Return the TF-IDF representation for the CORD-19 dataset. Vectors are computed using the specified `text` column.

**Argument**

- df: pd.DataFrame with at least one text column
- columns: list of columns name to compute TF-IDF
- dim: dimension of the vector space. Default 256.

**Code**

In [None]:
def tfidf(df, columns=['text', 'abstract'], dim=256):
        
    if len(columns) == 0:
        raise ValueError("columns argument must be a least and have at least one value.")
    
    # Merge all text columns
    df['content'] = df[columns[0]]
    
    for col in columns[1:]:
        df['content'] += df[col]
        
    # Fill missing NA
    if df['content'].isna().sum() > 0:
        print("Warning.

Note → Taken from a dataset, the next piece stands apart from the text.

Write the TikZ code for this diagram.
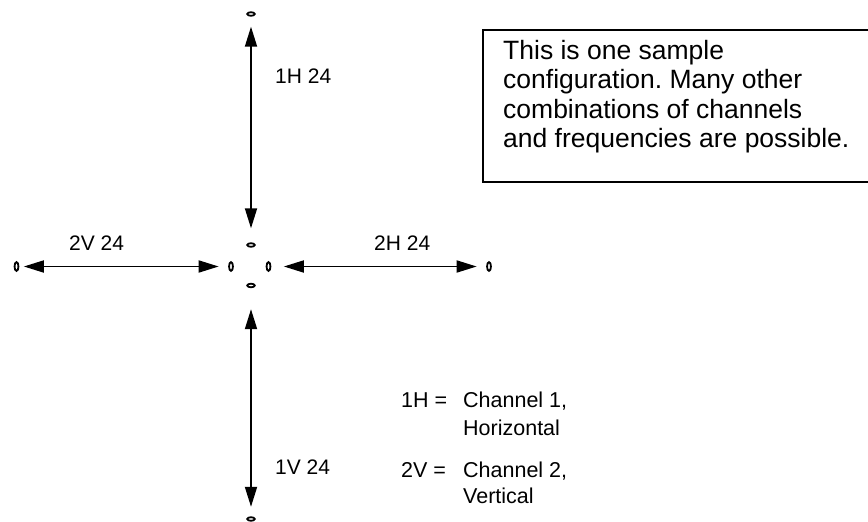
\documentclass[tikz,border=0pt]{standalone}
\usepackage{fontspec}
\setmainfont{Liberation Sans}
\usetikzlibrary{arrows.meta,shapes.geometric}
\frenchspacing
\begin{document}
\begin{tikzpicture}[x=1pt,y=-1pt,
  anth/.style={draw,ellipse,line width=1.8pt,inner sep=0pt,minimum width=7.5pt,minimum height=3.6pt},
  antv/.style={draw,ellipse,line width=1.8pt,inner sep=0pt,minimum width=3.9pt,minimum height=8.9pt},
  link/.style={line width=1.8pt,{Triangle[length=20pt,width=12pt]}-{Triangle[length=20pt,width=12pt]}},
  lbl/.style={anchor=base west,inner sep=0pt,font=\fontsize{21}{24}\selectfont},
  leg/.style={anchor=base west,inner sep=0pt,font=\fontsize{21.5}{26}\selectfont},
  note/.style={anchor=base west,inner sep=0pt,font=\fontsize{26.5}{30}\selectfont}]
\useasboundingbox (0,0) rectangle (868,522);
% antennas
\node[anth] (top) at (251,14) {};
\node[anth] (ctop) at (251,245) {};
\node[antv] (cleft) at (231,266.5) {};
\node[antv] (cright) at (268.5,266.5) {};
\node[anth] (cbot) at (251,285.5) {};
\node[anth] (bot) at (251,519) {};
\node[antv] (left) at (16.5,266.5) {};
\node[antv] (right) at (489,266.5) {};
% links
\draw[link,shorten <=10pt,shorten >=14pt] (top) -- (ctop);
\draw[link,shorten <=21pt,shorten >=9.5pt] (cbot) -- (bot);
\draw[link,shorten <=4.5pt,shorten >=9.5pt] (left) -- (cleft);
\draw[link,shorten <=12.5pt,shorten >=9.5pt] (cright) -- (right);
% labels
\node[lbl] (l1h) at (275,83) {1H 24};
\node[lbl] (l2v) at (69,250) {2V 24};
\node[lbl] (l2h) at (374,250) {2H 24};
\node[lbl] (l1v) at (275,474) {1V 24};
% note box
\draw[line width=1.8pt] (483,30) rectangle (873,182);
\node[note] (n1) at (503,59) {This is one sample};
\node[note] (n2) at (503,88.5) {configuration. Many other};
\node[note] (n3) at (503,118) {combinations of channels};
\node[note] (n4) at (503,147.5) {and frequencies are possible.};
% legend
\node[leg] (k1) at (401,407) {1H =};
\node[leg] (k1a) at (463,407) {Channel 1,};
\node[leg] (k1b) at (463,435) {Horizontal};
\node[leg] (k2) at (401,477) {2V =};
\node[leg] (k2a) at (463,477) {Channel 2,};
\node[leg] (k2b) at (463,503) {Vertical};
\end{tikzpicture}
\end{document}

The dataset contains NA. They will be dropped for TF-IDF computation.")
        content = df['content'].dropna()
    else:
        content = df['content']
    
    # Compute TF-IDF
    return content.pipe(hero.do_tfidf, max_features=dim)

**Usage and examples**

Example 1: return a Pandas Series of TF-IDF.

In [None]:
sample_df = papers_df.sample(1000)
tfidf_s = tfidf(sample_df, columns=['abstract'])
tfidf_s.head()

Example 2: add the column to the current dataframe

In [None]:
sample_df = papers_df.sample(5000)
sample_df['tfidf'] = tfidf(sample_df, columns=['abstract'])
sample_df.head(2)

Since some of the initial values where zero, some of the TF-IDF values haven't been computed.

In [None]:
sample_df['tfidf'].isna().sum()

# 3. pca()

**Description**

Reduce the vector space to two dimension to visualize the CORD-19 corpus.

**Argument**

s: pd.Series containing for each element a list of vectors.

**Code**

In [None]:
def pca(s):
    return hero.do_pca(s)

**Usage and examples**

In [None]:
sample_df = sample_df.dropna(how='any')
sample_df['pca'] = sample_df['tfidf'].pipe(pca)
sample_df['pca'].head()

# 4. show_pca()

**Description**

Show the reduced vector space

**Argument**

- df: pd.DataFrame
- pca_col: the pre-computed pca column
- color_col: (optional), color each dot according to the label in the color_col  
- title

**Code**

In [None]:
def show_pca(df, pca_col, color_col=None, title=""):
    return hero.scatterplot(df, pca_col, color=color_col, title=title)

**Usage and examples**

In [None]:
title = "Vector space representation of CORD-19"
show_pca(sample_df, 'pca', title=title)

# 5. kmeans()

**Description**

Compute kmeans on the given series and returns the labels

**Argument**

- s: pd.Series
- n_clusters: int

**Code**

In [None]:
def kmeans(s, n_clusters):
    return hero.do_kmeans(s, n_clusters=n_clusters)

**Usage and examples**

In [None]:
title = "Vector space representation of CORD-19 with K-means"
sample_df['kmeans'] = kmeans(sample_df['tfidf'], 20)
sample_df['kmeans'] = sample_df['kmeans'].astype(str)  # for a nicer visualization
show_pca(sample_df, 'pca', color_col='kmeans', title=title)

# 6. topic_modeling()

Next version. Stay tuned.

**Save output**

In [None]:
papers_df.to_csv("cord19.csv", index=False)
get_data(metadata_only=True).to_csv("cord19_metadata_only.csv", index=False)

#### Temporary conclusion: thank you for having read it all. Hope it will be useful to many of you!